Jamie Smalligan's shooting helped keep West Virginia in its final road game of the regular season at Pitt
Smalligan came off the bench with just a little over four minutes one in the first half and helped rally West Virginia
from an early 7-2 deficit. He scored seven of WVU's next nine points, with the final three coming on a trey from long range to put the Mountaineers up 11-9.
In the second half, a pair of Smalligan threes again put WVU back into contention, with the second, a long bomb from nearly out of bounds on the right wing, drawing the Mountaineers to within three points at 54-51 with just over seven minutes to go.

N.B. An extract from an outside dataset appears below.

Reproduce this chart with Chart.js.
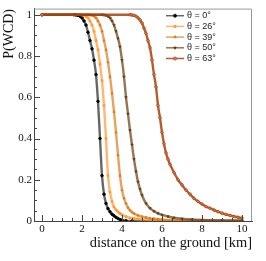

Although WVU would fall short in its efforts to get the road win, it certainly wasn't the fault of the big center. He scored a career high 13 points on 5-8 shooting from the field, including 3-4 from long range. He also had two rebounds, two blocked shots, an assist and a steal in 19 minutes of play.
Joe Mazzulla, showing his usual fearless style, helped spark the Mountaineers as well. The feisty freshman never backed down from Pitt's grab and hold defensive tactics, and drove the ball hard to the basket at every opportunity. Like Smalligan, Mazzulla also tallied a career high in points (11), and also added a creer-best six assists. While the Rhode Island native did suffer three turnovers, he provided the Mountaineers wiht an attack-the-basket mentality that helped them stay in the contest until the final few minutes.
Long scoreless stretches again doomed the Mountaineers, who have had dry spells worse than those endured by Moses in the desert. WVU failed to score in the first four minutes of both halves, during which time the Panthers scored 12 points of their own. Even worse, West Virginia scored only one field goal over a seven-minute stretch in the second half, and while the Mountaineers did get to the free throw line on three occasions during that period, it wasn't enough to make up for the hot shooting of the Panthers. Youth is certainly a factor in some of these bad spells, but the Mountaineers will be one and done in the Big East tournament if it has another arid stretch like these.
When your star player only scores two points and yields 12 to one of the most ordinary players in the Big East, it's probably not going to be a good night. Frank Young again struggled from the field, and is discovering, like Kevin Pittsnogle did at times a year ago, that when the best phase of your game goes south, it can be tough to contribute in other ways. Young finished 1-7 on the game, including an 0-5 performance from beyond the arc, none of which were even close to going in.